ADZINE: Der Standard ist bereits bei der Ad Alliance im Einsatz. Gibt es schon erste Erfahrungsberichte?
Arne Steinmetz: Der DBCFM-Standard ist ein sehr praxisorientierter Lösungsansatz, der nicht nur systemisch, sondern vor allem bei der Durchführung auf bereits gelernte und zu 99 Prozent vorhandene Prozesse und Workflows aufsetzt. Dadurch ist die Barriere so klein wie möglich gehalten, damit Mitarbeitende den DBCFM-Prozess im täglichen Doing integrieren. Nach einem intensivem Testing sind wir nun ready fürs operative Geschäft. Das Testing erfolgte im Parallelbetrieb mit der GroupM bei der wir erfolgreich erste Live-Buchungen durchgeführt haben. Die Learnings: Effizienzgewinn durch den DBCFM-Standard hinsichtlich Zeitersparnis und Arbeitsaufwand, und das über den gesamten Buchungsfunnel hinweg – angefangen beim Briefing über Angebot bis hin zur Buchung.
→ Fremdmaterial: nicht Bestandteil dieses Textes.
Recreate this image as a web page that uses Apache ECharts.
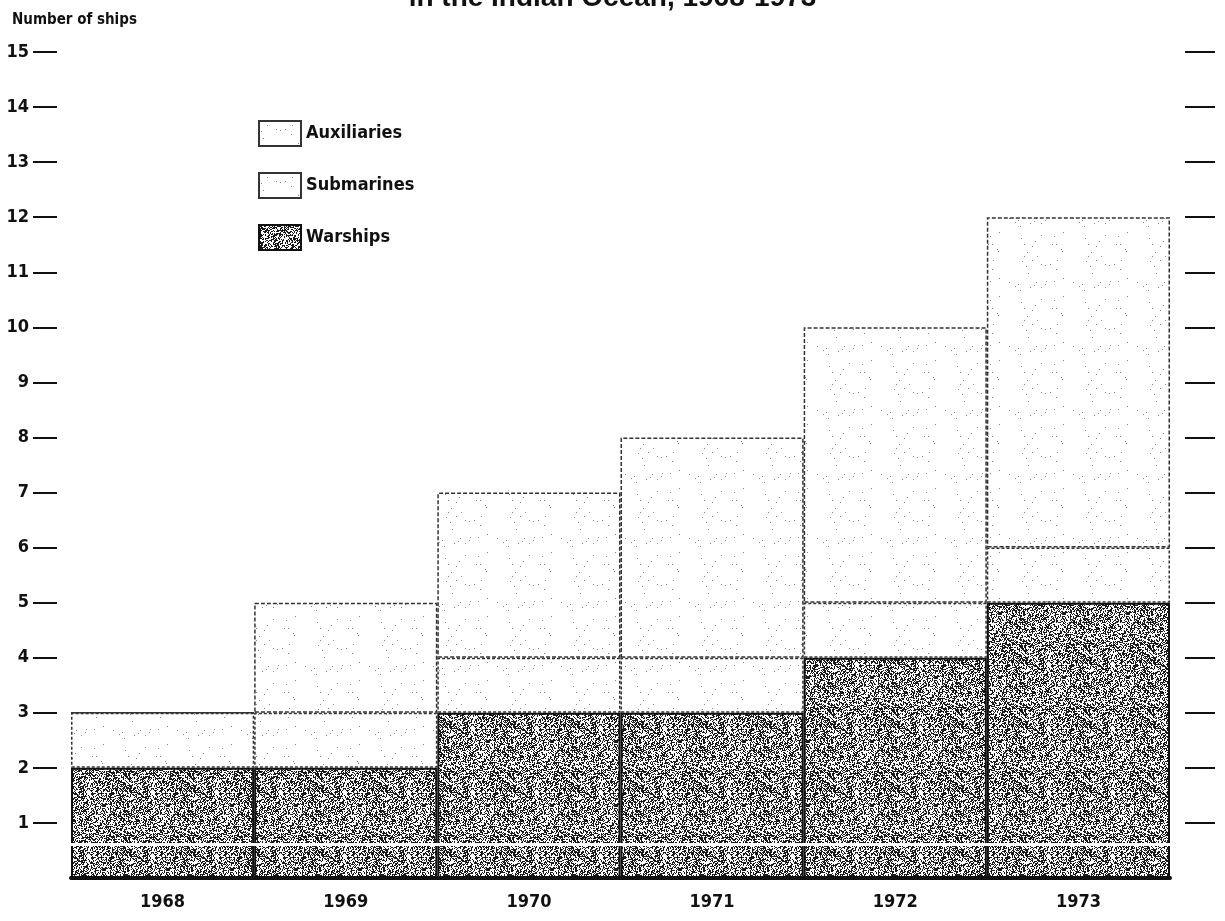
<!DOCTYPE html>
<html><head><meta charset="utf-8">
<script src="https://cdn.jsdelivr.net/npm/echarts@6/dist/echarts.min.js"></script>
<style>html,body{margin:0;padding:0;background:#fff}#c{width:1225px;height:921px}</style>
</head><body><div id="c"></div>
<script>
const years = ['1968', '1969', '1970', '1971', '1972', '1973'];
const warships = [2, 2, 3, 3, 4, 5];
const submarines = [1, 1, 1, 1, 1, 1];
const auxiliaries = [0, 2, 3, 4, 5, 6];
const yTicks = [1, 2, 3, 4, 5, 6, 7, 8, 9, 10, 11, 12, 13, 14, 15];

// stipple texture (deterministic) for the fills
function makeStipple(density, size, ink) {
  const cv = document.createElement('canvas');
  cv.width = size; cv.height = size;
  const ctx = cv.getContext('2d');
  ctx.fillStyle = '#ffffff';
  ctx.fillRect(0, 0, size, size);
  ctx.fillStyle = ink;
  for (let y = 0; y < size; y++) {
    for (let x = 0; x < size; x++) {
      const h = Math.abs(Math.sin(x * 12.9898 + y * 78.233) * 43758.5453) % 1;
      if (h < density) ctx.fillRect(x, y, 1, 1);
    }
  }
  return cv;
}
const stipple = makeStipple(0.46, 64, '#1a1a1a');
const lightStipple = makeStipple(0.006, 64, '#888888');

const FONT = '"DejaVu Sans Condensed", "Liberation Sans Narrow", "Roboto", sans-serif';
const chart = echarts.init(document.getElementById('c'), null, {renderer: 'canvas'});
chart.setOption({
  animation: false,
  backgroundColor: '#ffffff',
  title: {
    text: 'Number of ships', left: 7, top: 8,
    textStyle: {fontFamily: FONT, fontWeight: 'bold', fontSize: 15, color: '#111'}
  },
  graphic: [{
    type: 'text', left: 'center', top: -16,
    style: {text: 'in the Indian Ocean, 1968-1973', font: 'bold 28px "Liberation Sans", Arial, sans-serif', fill: '#111'}
  }],
  legend: {
    data: ['Auxiliaries', 'Submarines', 'Warships'],
    orient: 'vertical', left: 253, top: 115,
    itemWidth: 42, itemHeight: 25, itemGap: 25,
    icon: 'rect',
    textStyle: {fontFamily: FONT, fontWeight: 'bold', fontSize: 18, color: '#111'}
  },
  grid: {left: 71, right: 55, top: 52, bottom: 43, containLabel: false},
  xAxis: {
    type: 'category', data: years,
    axisLine: {show: true, lineStyle: {color: '#111', width: 4}},
    axisTick: {show: false},
    axisLabel: {fontFamily: FONT, fontWeight: 'bold', fontSize: 18, color: '#111', margin: 15}
  },
  yAxis: [{
    type: 'value', min: 0, max: 15, interval: 1, position: 'left', offset: 14,
    axisLine: {show: false},
    axisTick: {show: true, customValues: yTicks, length: 24, lineStyle: {color: '#111', width: 2}},
    axisLabel: {customValues: yTicks, margin: 28, fontFamily: FONT, fontWeight: 'bold', fontSize: 18, color: '#111'},
    splitLine: {show: false}
  }, {
    type: 'value', min: 0, max: 15, interval: 1, position: 'right', offset: 15,
    axisLine: {show: false},
    axisTick: {show: true, customValues: yTicks, length: 30, lineStyle: {color: '#111', width: 2}},
    axisLabel: {show: false},
    splitLine: {show: false}
  }],
  series: [{
    name: 'Warships', type: 'bar', stack: 'ships', data: warships,
    barCategoryGap: '0%',
    itemStyle: {color: {image: stipple, repeat: 'repeat'}, borderColor: '#111', borderWidth: 2},
    markLine: {
      silent: true, symbol: 'none', label: {show: false},
      lineStyle: {color: '#ffffff', width: 3, type: 'solid'},
      data: [{yAxis: 0.62}]
    }
  }, {
    name: 'Submarines', type: 'bar', stack: 'ships', data: submarines,
    barCategoryGap: '0%',
    itemStyle: {color: {image: lightStipple, repeat: 'repeat'}, borderColor: '#333', borderWidth: 1.5, borderType: [3, 2]}
  }, {
    name: 'Auxiliaries', type: 'bar', stack: 'ships', data: auxiliaries,
    barCategoryGap: '0%',
    itemStyle: {color: {image: lightStipple, repeat: 'repeat'}, borderColor: '#333', borderWidth: 1.5, borderType: [4, 2]}
  }]
});
</script>
</body></html>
Für Vermarkter bietet der DBCFM-Standard also die Möglichkeit, ihr I/O-Geschäft zu automatisieren, ohne auf die Vorteile von Direktbuchungen zu verzichten. Der Invest zum Aufbau des Standards hat sich somit in jeglicher Hinsicht gelohnt und wir sind überzeugt, dass sich das Thema weiter positiv entwickeln und durchsetzen wird.